• Given request
Go through the listing and pick out each line with the word "this" in it.

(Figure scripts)
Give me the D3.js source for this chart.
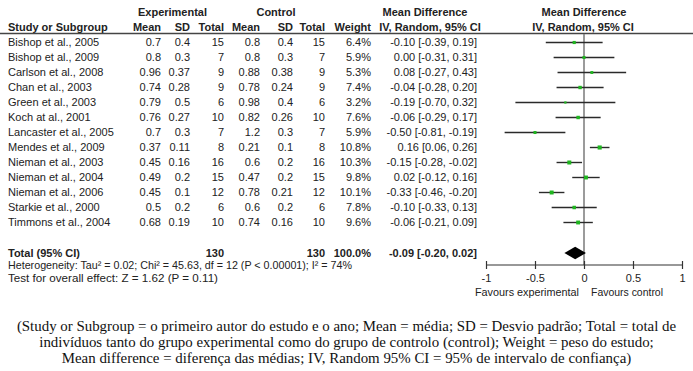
<!DOCTYPE html>
<html><head><meta charset="utf-8">
<script src="https://cdn.jsdelivr.net/npm/d3@7"></script>
<style>
body{margin:0;background:#fff;}
svg{display:block;}
text{font-family:"Liberation Sans",Arial,sans-serif;fill:#222;}
</style></head>
<body><svg id="c" width="693" height="371"></svg>
<script>
const studies = ["Bishop et al., 2005","Bishop et al., 2009","Carlson et al., 2008","Chan et al., 2003","Green et al., 2003","Koch at al., 2001","Lancaster et al., 2005","Mendes et al., 2009","Nieman et al., 2003","Nieman et al., 2004","Nieman et al., 2006","Starkie et al., 2000","Timmons et al., 2004"];
const expMean = ["0.7","0.8","0.96","0.74","0.79","0.76","0.7","0.37","0.45","0.49","0.45","0.5","0.68"];
const expSD   = ["0.4","0.3","0.37","0.28","0.5","0.27","0.3","0.11","0.16","0.2","0.1","0.2","0.19"];
const expN    = [15,7,9,9,6,10,7,8,16,15,12,6,10];
const ctlMean = ["0.8","0.8","0.88","0.78","0.98","0.82","1.2","0.21","0.6","0.47","0.78","0.6","0.74"];
const ctlSD   = ["0.4","0.3","0.38","0.24","0.4","0.26","0.3","0.1","0.2","0.2","0.21","0.2","0.16"];
const ctlN    = [15,7,9,9,6,10,7,8,16,15,12,6,10];
const weights = [6.4,5.9,5.3,7.4,3.2,7.6,5.9,10.8,10.3,9.8,10.1,7.8,9.6];
const md      = [-0.10,0.00,0.08,-0.04,-0.19,-0.06,-0.50,0.16,-0.15,0.02,-0.33,-0.10,-0.06];
const ciLow   = [-0.39,-0.31,-0.27,-0.28,-0.70,-0.29,-0.81,0.06,-0.28,-0.12,-0.46,-0.33,-0.21];
const ciHigh  = [0.19,0.31,0.43,0.20,0.32,0.17,-0.19,0.26,-0.02,0.16,-0.20,0.13,0.09];
const total = {expN:130, ctlN:130, weight:"100.0%", md:-0.09, lo:-0.20, hi:0.02};
const axisTicks = [-1,-0.5,0,0.5,1];
const axisTickLabels = ["-1","-0.5","0","0.5","1"];
const favoursLabels = ["Favours experimental","Favours control"];
const heterogeneityText = "Heterogeneity: Tau² = 0.02; Chi² = 45.63, df = 12 (P < 0.00001); I² = 74%";
const overallText = "Test for overall effect: Z = 1.62 (P = 0.11)";
const captionLines = [
 "(Study or Subgroup = o primeiro autor do estudo e o ano; Mean = média; SD = Desvio padrão; Total = total de",
 "indivíduos tanto do grupo experimental como do grupo de controlo (control); Weight = peso do estudo;",
 "Mean difference = diferença das médias; IV, Random 95% CI = 95% de intervalo de confiança)"
];

const svg = d3.select("#c");
const fs = 11;
const f2 = v => v.toFixed(2);
const ciStr = (m,l,h) => `${f2(m)} [${f2(l)}, ${f2(h)}]`;

const x = d3.scaleLinear().domain([-1,1]).range([486,682]);
const y = d3.scaleBand().domain(studies).range([35,230]).padding(0);
const yc = s => y(s) + y.bandwidth()/2;

const cols = {expMean:161, expSD:190, expN:224, ctlMean:260, ctlSD:293, ctlN:325, weight:371, ci:477};

function txt(g, xx, yy, s, anchor, bold){
  return g.append("text").attr("x",xx).attr("y",yy).attr("dy","0.35em")
    .attr("text-anchor",anchor||"start").attr("font-size",fs)
    .attr("font-weight",bold?"bold":"normal").text(s);
}

// headers
const h = svg.append("g");
txt(h,172.5,12,"Experimental","middle",true);
txt(h,276,12,"Control","middle",true);
txt(h,425,12,"Mean Difference","middle",true);
txt(h,584,12,"Mean Difference","middle",true);
txt(h,8,27,"Study or Subgroup","start",true);
txt(h,cols.expMean,27,"Mean","end",true);
txt(h,cols.expSD,27,"SD","end",true);
txt(h,cols.expN,27,"Total","end",true);
txt(h,cols.ctlMean,27,"Mean","end",true);
txt(h,cols.ctlSD,27,"SD","end",true);
txt(h,cols.ctlN,27,"Total","end",true);
txt(h,cols.weight,27,"Weight","end",true);
txt(h,430,27,"IV, Random, 95% CI","middle",true);
txt(h,583,27,"IV, Random, 95% CI","middle",true);

// header rule
svg.append("line").attr("x1",0).attr("x2",693).attr("y1",33.5).attr("y2",33.5)
  .attr("stroke","#444").attr("stroke-width",1.3);

// zero line
svg.append("line").attr("x1",x(0)).attr("x2",x(0)).attr("y1",34).attr("y2",265)
  .attr("stroke","#7a7a7a").attr("stroke-width",1.5);

// rows
const rows = svg.append("g");
studies.forEach((s,i)=>{
  const yy = yc(s);
  txt(rows,8,yy,s,"start");
  txt(rows,cols.expMean,yy,expMean[i],"end");
  txt(rows,cols.expSD,yy,expSD[i],"end");
  txt(rows,cols.expN,yy,expN[i],"end");
  txt(rows,cols.ctlMean,yy,ctlMean[i],"end");
  txt(rows,cols.ctlSD,yy,ctlSD[i],"end");
  txt(rows,cols.ctlN,yy,ctlN[i],"end");
  txt(rows,cols.weight,yy,weights[i].toFixed(1)+"%","end");
  txt(rows,cols.ci,yy,ciStr(md[i],ciLow[i],ciHigh[i]),"end");
});

// CI lines and squares
const marks = svg.append("g");
marks.selectAll("line.ci").data(studies).join("line").attr("class","ci")
  .attr("x1",(d,i)=>x(ciLow[i])).attr("x2",(d,i)=>x(ciHigh[i]))
  .attr("y1",d=>yc(d)).attr("y2",d=>yc(d))
  .attr("stroke","#2a2a2a").attr("stroke-width",1.4);
const side = w => 1.25*Math.sqrt(w);
marks.selectAll("rect.pt").data(studies).join("rect").attr("class","pt")
  .attr("x",(d,i)=>x(md[i])-side(weights[i])/2)
  .attr("y",(d,i)=>yc(d)-side(weights[i])/2)
  .attr("width",(d,i)=>side(weights[i])).attr("height",(d,i)=>side(weights[i]))
  .attr("fill","#1fb51f");

// total row
const ty = 253;
txt(rows,8,ty,"Total (95% CI)","start",true);
txt(rows,cols.expN,ty,total.expN,"end",true);
txt(rows,cols.ctlN,ty,total.ctlN,"end",true);
txt(rows,cols.weight,ty,total.weight,"end",true);
txt(rows,cols.ci,ty,ciStr(total.md,total.lo,total.hi),"end",true);
svg.append("path")
  .attr("d",`M${x(total.lo)},${ty} L${x(total.md)},${ty-6.3} L${x(total.hi)},${ty} L${x(total.md)},${ty+6.3} Z`)
  .attr("fill","#000");

const het = txt(rows,8,265.5,heterogeneityText,"start");
het.attr("textLength",344).attr("lengthAdjust","spacingAndGlyphs");
const ov = txt(rows,8,278,overallText,"start");
ov.attr("textLength",210).attr("lengthAdjust","spacingAndGlyphs");

// axis
const ax = svg.append("g").attr("transform","translate(0,265)")
  .call(d3.axisBottom(x).tickValues(axisTicks).tickFormat((d,i)=>axisTickLabels[i]).tickSize(4).tickPadding(4));
ax.select(".domain").attr("stroke","#333").attr("stroke-width",1.2).attr("d",`M${x(-1)},0H${x(1)}`);
ax.selectAll(".tick line").attr("y1",-4).attr("y2",4).attr("stroke","#333").attr("stroke-width",1.2);
ax.selectAll(".tick text").attr("font-size",fs).attr("fill","#222")
  .attr("font-family","Liberation Sans, Arial, sans-serif").attr("y",9);

txt(svg,527,292,favoursLabels[0],"middle").attr("textLength",104).attr("lengthAdjust","spacingAndGlyphs");
txt(svg,627,292,favoursLabels[1],"middle").attr("textLength",72).attr("lengthAdjust","spacingAndGlyphs");

// caption
const cap = svg.append("g");
const capT = captionLines.map((l,i)=>cap.append("text").attr("x",346.5).attr("y",326+16*i).attr("dy","0.35em")
  .attr("text-anchor","middle").style("font-family","'Liberation Serif','DejaVu Serif',serif")
  .attr("font-size",15).style("fill","#111").text(l));
const w0 = capT[0].node().getComputedTextLength();
const cfs = 15*660/w0;
capT.forEach(t=>t.attr("font-size",cfs));
</script></body></html>
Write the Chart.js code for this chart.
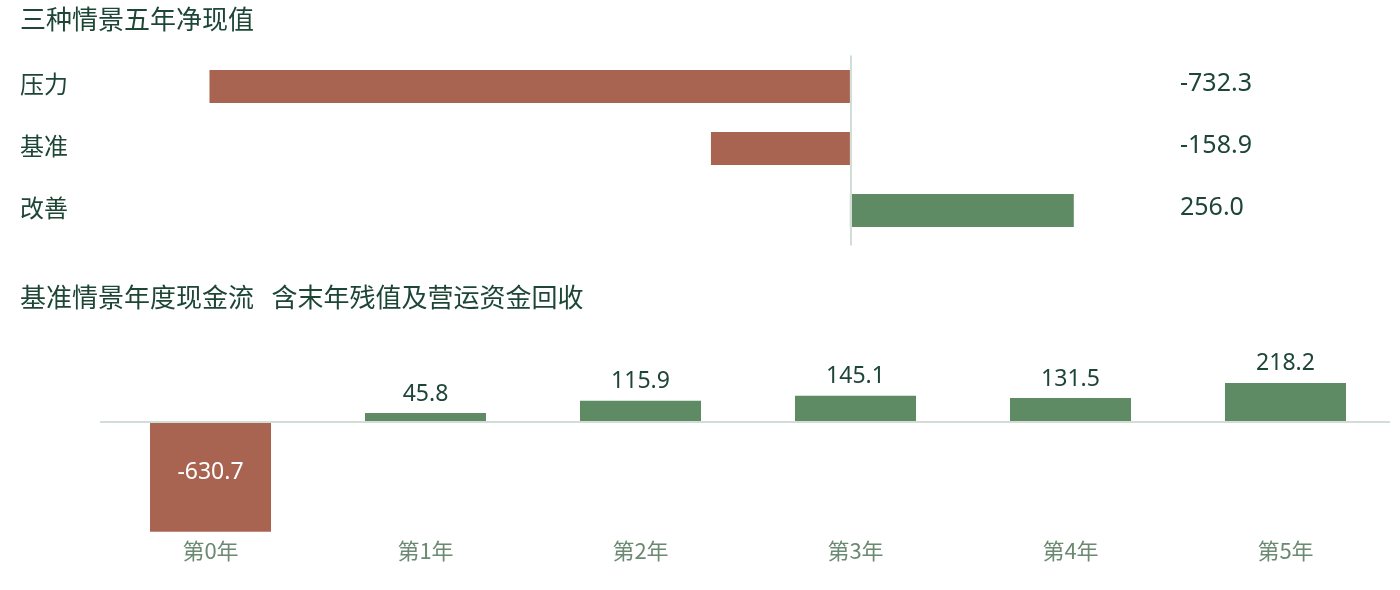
<!DOCTYPE html>
<html>
<head>
<meta charset="utf-8">
<script src="https://cdn.jsdelivr.net/npm/chart.js@4.4.1/dist/chart.umd.min.js"></script>
<style>
  html, body { margin: 0; padding: 0; background: #ffffff; }
  #wrap { position: relative; width: 1400px; height: 590px; overflow: hidden; }
  .box { position: absolute; left: 0; width: 1400px; }
</style>
</head>
<body>
<div id="wrap">
  <div class="box" style="top:0;height:270px;"><canvas id="c1"></canvas></div>
  <div class="box" style="top:270px;height:320px;"><canvas id="c2"></canvas></div>
</div>
<script>
// ---- data ----
const npvTitle = '三种情景五年净现值';
const scenarios = ['压力', '基准', '改善'];
const npvValues = [-732.3, -158.9, 256.0];

const cfTitle = '基准情景年度现金流   含末年残值及营运资金回收';
const years = ['第0年', '第1年', '第2年', '第3年', '第4年', '第5年'];
const cashFlows = [-630.7, 45.8, 115.9, 145.1, 131.5, 218.2];

// ---- styles ----
const RED = '#a86451';
const GREEN = '#5e8a64';
const TEXT = '#1e4637';
const TICK = '#6b8a71';
const ZERO = '#d2ded5';
const FONT = "'Noto Sans CJK SC', 'Noto Sans', sans-serif";
const NUMFONT = "'Noto Sans', 'Noto Sans CJK SC', sans-serif";

Chart.defaults.font.family = FONT;
Chart.defaults.color = TEXT;

const colorFor = v => v < 0 ? RED : GREEN;

// top chart: zero line + value column
const npvPlugin = {
  id: 'npvPlugin',
  afterDatasetsDraw(chart) {
    const ctx = chart.ctx;
    const x = chart.scales.x.getPixelForValue(0);
    const a = chart.chartArea;
    ctx.save();
    ctx.fillStyle = ZERO;
    ctx.fillRect(Math.round(x), a.top, 2, a.bottom - a.top + 4);
    ctx.font = "25px " + NUMFONT;
    ctx.fillStyle = TEXT;
    ctx.textAlign = 'left';
    ctx.textBaseline = 'middle';
    const meta = chart.getDatasetMeta(0);
    meta.data.forEach((el, i) => {
      ctx.fillText(npvValues[i].toFixed(1), a.right + 24, el.y - 3);
    });
    ctx.restore();
  }
};

new Chart(document.getElementById('c1'), {
  type: 'bar',
  data: {
    labels: scenarios,
    datasets: [{
      data: npvValues,
      backgroundColor: npvValues.map(colorFor),
      borderWidth: 0,
      barPercentage: 0.532,
      categoryPercentage: 1.0
    }]
  },
  options: {
    responsive: true,
    maintainAspectRatio: false,
    indexAxis: 'y',
    animation: false,
    layout: { padding: { left: 20, right: 244, top: 0, bottom: 28.5 } },
    plugins: {
      legend: { display: false },
      tooltip: { enabled: false },
      title: {
        display: true,
        text: npvTitle,
        align: 'start',
        color: TEXT,
        font: { size: 26, weight: 'normal', family: FONT },
        padding: { top: 4, bottom: 20.3 }
      }
    },
    scales: {
      x: {
        display: false,
        min: -750,
        max: 350
      },
      y: {
        grid: { display: false, drawTicks: false },
        border: { display: false },
        ticks: {
          crossAlign: 'far',
          color: TEXT,
          padding: 0,
          labelOffset: -3,
          font: { size: 24, family: FONT }
        },
        afterFit(scale) { scale.width = 174; }
      }
    }
  },
  plugins: [npvPlugin]
});

// bottom chart: zero line + bar labels
const cfPlugin = {
  id: 'cfPlugin',
  afterDatasetsDraw(chart) {
    const ctx = chart.ctx;
    const y = chart.scales.y.getPixelForValue(0);
    const a = chart.chartArea;
    const meta = chart.getDatasetMeta(0);
    ctx.save();
    ctx.fillStyle = ZERO;
    ctx.fillRect(a.left - 3, Math.round(y), a.right - a.left, 2);
    ctx.font = "23px " + NUMFONT;
    ctx.textAlign = 'center';
    ctx.textBaseline = 'middle';
    meta.data.forEach((el, i) => {
      const v = cashFlows[i];
      if (v < 0) {
        ctx.fillStyle = '#ffffff';
        ctx.fillText(v.toFixed(1), el.x, (y + el.y) / 2 - 4);
      } else {
        ctx.fillStyle = TEXT;
        ctx.fillText(v.toFixed(1), el.x, el.y - 19);
      }
    });
    ctx.restore();
  }
};

new Chart(document.getElementById('c2'), {
  type: 'bar',
  data: {
    labels: years,
    datasets: [{
      data: cashFlows,
      backgroundColor: cashFlows.map(colorFor),
      borderWidth: 0,
      barPercentage: 0.563,
      categoryPercentage: 1.0
    }]
  },
  options: {
    responsive: true,
    maintainAspectRatio: false,
    animation: false,
    layout: { padding: { left: 20, right: 7, top: 0, bottom: 21.8 } },
    plugins: {
      legend: { display: false },
      tooltip: { enabled: false },
      title: {
        display: true,
        text: cfTitle,
        align: 'start',
        color: TEXT,
        font: { size: 26, weight: 'normal', family: FONT },
        padding: { top: 12, bottom: 16.8 }
      }
    },
    scales: {
      y: {
        display: true,
        min: -642.7,
        max: 520,
        grid: { display: false, drawTicks: false },
        border: { display: false },
        ticks: { display: false },
        afterFit(scale) { scale.width = 83; }
      },
      x: {
        grid: { display: false, drawTicks: false },
        border: { display: false },
        ticks: {
          color: TICK,
          padding: 4,
          font: { size: 22, family: FONT }
        }
      }
    }
  },
  plugins: [cfPlugin]
});
</script>
</body>
</html>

• Answer below
Give me the D3.js source for this chart.
Write the Chart.js code for this chart.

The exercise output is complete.